There is always room for improvement, but it’s important to start where improvement is needed the most. So, create a checklist with the most important tasks at the top and the least important at the bottom.
Put Yourself in Your Customers’ Shoes
When customers provide honest feedback or leave honest, angry reviews online, it’s easy to focus on areas that need improvement. But sometimes it’s not that easy.
If your sales data paints a bleak picture of your business, you have a problem with your customers. It might not be clear exactly what it is, but you can try to find out by putting yourself in your customers’ shoes.
Imagine you’re a customer looking for the product or service your business offers. How do you find out where to go? When you do decide where to go, what’s your experience like.
Sometimes, your business appears alright and offers a genuinely amazing deal for customers. But what if a small, annoying bug in your business website is costing you potential customers? This happens more often than you’d think.

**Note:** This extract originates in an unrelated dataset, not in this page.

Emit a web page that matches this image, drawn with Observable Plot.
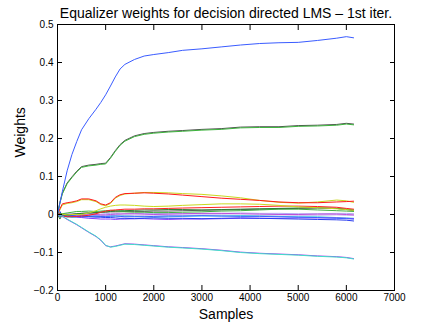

When you’re auditing your brand, you’re auditing your customer experience as well. So, try navigating through your site from your homepage to your checkout. Troubleshoot for any bugs or inconveniences that would cause your customers to grow impatient and take their business elsewhere. If you have a Software-as-a-Service (SaaS) business and want to make sure you don’t miss anything, have a random group test its performance and usability.
In short, do everything you can to mimic the customer experience and improve.
Monitor Results
Your brand audit might be done, but the work it takes to remain competitive is endless. Whenever you conduct a brand audit, record the results until you conduct your next audit. Then, perform another audit and repeat the process.